Atualmente, o país já é um hub regional de IA, com 33 data centers em operação — número que deve dobrar até 2030 (Jorisvo/iStockphoto)
Redator
Publicado em 21 de outubro de 2025 às 10h13.
Tensões envolvendo pesquisadores, ativistas e autoridades estão fazendo do Chile um exemplo global das diferentes forças em disputa ao redor do boom da inteligência artificial.
Em laboratórios de Santiago, cientistas treinam modelos com dados regionais. Nos arredores da capital, comunidades protestam contra data centers de empresas dos EUA como Google e Amazon. Enquanto isso, técnicos do governo de Gabriel Boric tentam costurar um cenário em que seja possível atrair investimentos estrangeiros sem comprometer recursos naturais nem gerar reações sociais negativas.
Atualmente, o país já é um hub regional de IA, com 33 data centers em operação — número que deve dobrar até 2030. No entanto, muitos chilenos estão apenas começando a entender o impacto dessas instalações.
A expectativa de empregos foi frustrada por enormes estruturas que demandam poucos trabalhadores, mas consomem grandes volumes de água.
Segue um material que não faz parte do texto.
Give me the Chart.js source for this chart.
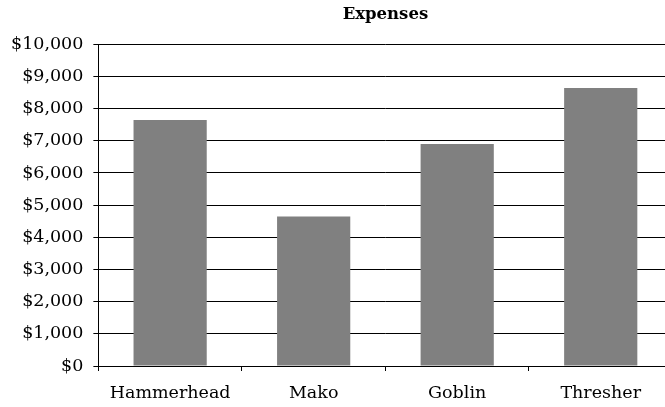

Protestos já levaram o Google a cancelar planos para um segundo data center em Cerrillos, na periferia de Santiago.
Ao saber que empresas planejavam construir 30 data centers em quatro anos, quase todos próximos à capital, o governo chileno mapeou, em 2024, áreas de menor impacto ambiental e social para redirecionar projetos, priorizando o norte do país, como Antofagasta — região desértica com alta incidência solar.
A estratégia se inspira no modelo da astronomia chilena dos anos 1990, quando o governo do país exigiu que 10% do tempo dos telescópios estrangeiros fosse destinado para cientistas locais. Hoje, segundo o New York Times, o Chile é referência mundial na área.
Com base nisso, o governo quer que empresas que instalarem centros de IA disponibilizem parte da capacidade computacional para universidades e startups chilenas. Entretanto, o plano enfrenta obstáculos: além da resistência popular, há limitações técnicas, como o risco de latência em aplicações sensíveis — especialmente se as instalações forem construídas a mais de mil quilômetros de Santiago, como em Antofagasta.
Apesar dos desafios, empresas como foodtech NotCo mostram o potencial local da nova tecnologia. Avaliada em US$ 1,5 bilhão, a startup usa algoritmos para recriar ingredientes sem insumos proibidos. Em 2018, ela firmou parcerias com o Google para acessar chips especializados para IA.
Assim, o Chile reflete um dilema global: construir modelos com identidade regional e garantir acesso à infraestrutura pode definir se o país será protagonista ou apenas espectador na nova era tecnológica, mas com o risco de que os principais prejudicados sejam justamente os cidadãos que a tecnologia deveria beneficiar.